La sixième extinction des espèces : une extrapolation malhonnête

La revue américaine PNAS a publié en mai 2017 une étude intitulée :  « Biological annihilation via the on going sixth mass extinction signaled by vertebrate population losses and declines ». La presse française relaie ces derniers jours cette étude avec des titres rivalisant d’alarmisme : « La sixième extinction de masse des animaux s’accélère » (Le Monde 10 juillet), « La sixième extinction de masse des animaux est sous-estimée » ( Futura 11 juillet), etc.

L’expression « la sixième extinction » a été popularisée par Elizabeth Kolbert, journaliste au New Yorker et auteur de l’essai « La sixième extinction. Comment l’homme détruit la vie ». Elle est désormais couramment employée par une bonne partie de la communauté scientifique travaillant sur la biodiversité.
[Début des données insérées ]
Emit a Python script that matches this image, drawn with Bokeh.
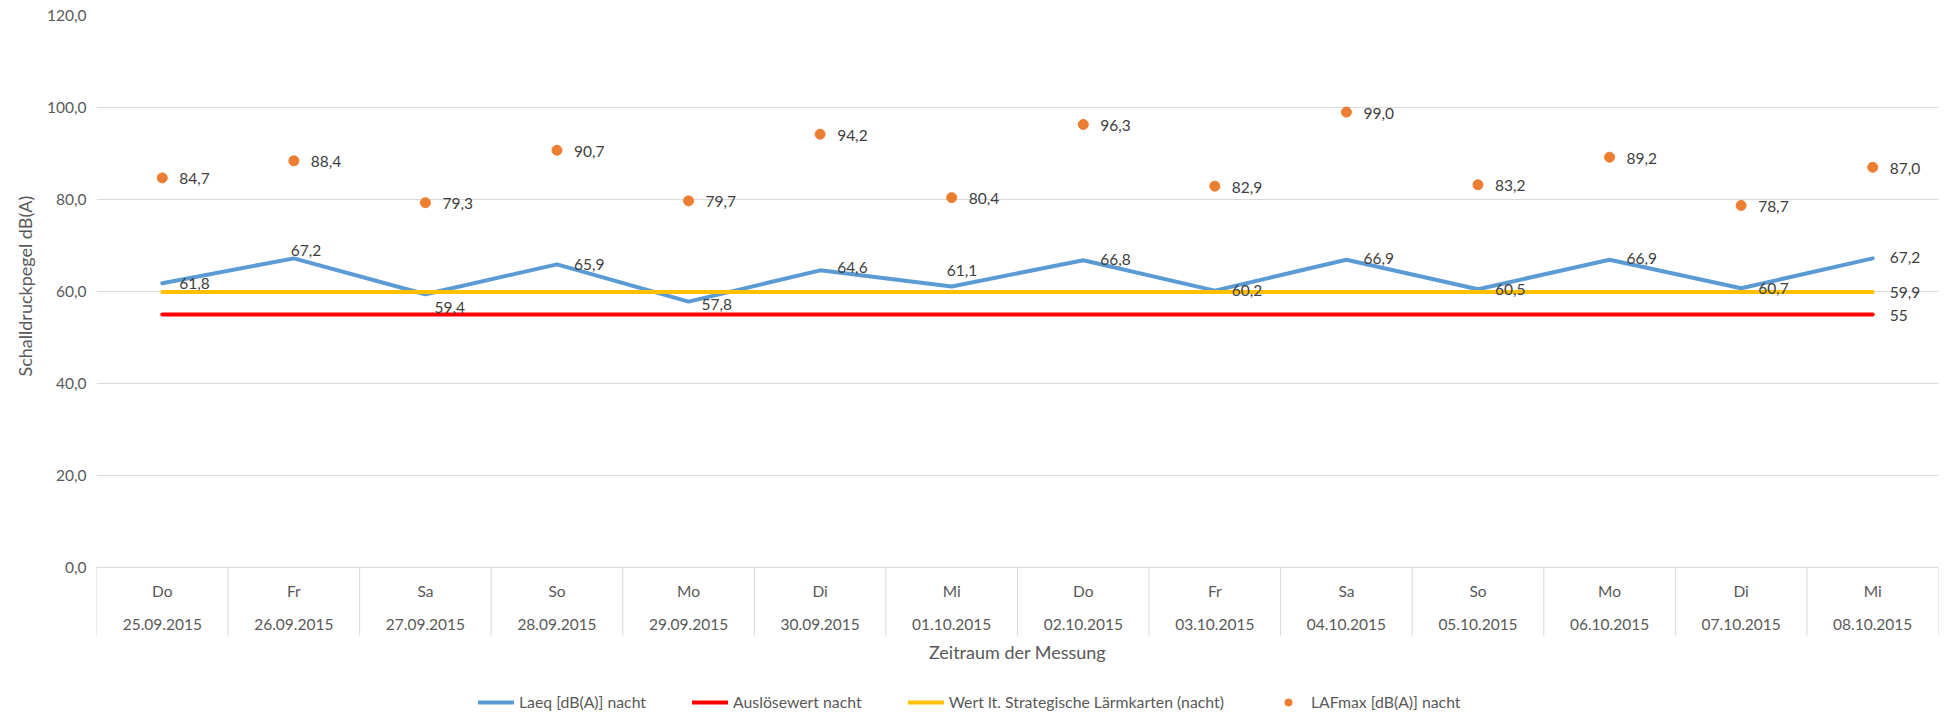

Rappelons que la Terre a connu cinq épisodes majeurs d’extinction des espèces, la dernière qui a fait disparaître les dinosaures remontant à 66 millions d’années. La sixième serait d’un genre inédit car elle serait due aux activités humaines.

L’étude PNAS a été réalisée par trois scientifiques (deux mexicains et l’universitaire américain Paul Ehrlich). Les auteurs prétendent y montrer que les espèces de vertébrés reculent de manière massive; ils n’hésitent pas à parler d’un anéantissement biologique.

L’étude conclut que 32% des vertébrés sur les 27 600 étudiés (représentant près de la moitié des espèces de vertébrés) sont en recul à la fois en terme de taille de population et d’étendue de leurs territoires. Pour 177 mammifères pour lesquels des données détaillées sont disponibles, 30% ont perdu des territoires et plus de 40% connaissent de sévères baisses d’effectifs parfois supérieures à 80%.

Les chiffres surprennent : la Liste rouge de l’Union internationale pour la conservation de la nature (UICN) recense 1,3 % d’extinctions chez les mammifères et les oiseaux (donnée rappelée par le Museum National d’Histoire Naturelle).

Paul Ehrlich (Professeur à l’Université de Stanford) qui est l’un des trois co-auteurs de l’étude s’était rendu célèbre en 1968 par le très controversé essai « The Population Bomb » dans lequel il prédisait qu’une famine massive devait avoir lieu au cours des années 1970 et 1980 à cause de la croissance de la population mondiale. On comprend mieux dès lors le ton délibérément alarmiste de l’étude.

Stuart Pimm Professeur à l’Université Duke (USA), naturaliste de réputation mondiale a déclaré au journal The Guardian son désaccord avec l’idée qu’une sixième extinction de masse est déjà en cours. « Bien sûr nous devons nous montrer préoccupés par la perte d’espèces dans de vastes zones … Il y a des parties du monde où il y a des pertes massives mais il y a aussi des parties du monde où il y a des progrès remarquables. Ainsi l’Afrique du Sud fait un très bon travail pour la protection des lions ».

Que les animaux sauvages soient en difficulté, du fait du braconnage, des guerres et de la pression démographique, qui peut en douter ? Mais déduire de cette situation assurément préoccupante (mais pour laquelle des solutions existent et sont dans certaines régions du monde déjà mises en œuvre) que la sixième extinction des espèces est en marche relève de l’escroquerie intellectuelle, (ou pour le dire de façon plus triviale du « Bluff » comme l’écrivait Olivier Postel Vinay dans Libération en septembre 2015).

La Liste rouge de l’UICN recense environ 1000 espèces de plantes et d’animaux éteintes au cours des quatre derniers siècles (alors que dans le même temps les biologistes découvrent et décrivent en moyenne 18 000 nouvelles espèces par an), qui s’ajoutent aux deux millions déjà connues.

Le biologiste Stewart Brand affirme dans le magazine en ligne Aeon : «L’idée que nous nous dirigeons vers une extinction massive n’est pas seulement fausse, c’est une recette pour la panique et la paralysie». Selon lui le problème n’est pas la disparition d’espèces entières, mais le déclin des populations animales sauvages qui porte atteinte à la santé des écosystèmes. Il évoque le nombre croissant de spécialistes dont les efforts de conservation et de restauration menés en divers endroits du monde ont d’ores et déjà supprimé le risque d’extinction pour de nombreuses espèces.

On peut déplorer les simplifications véhiculées par les médias. Mais ceux-ci ne sont que partiellement responsables, car l’alarmisme est souvent instillée et entretenue par les scientifiques eux-mêmes.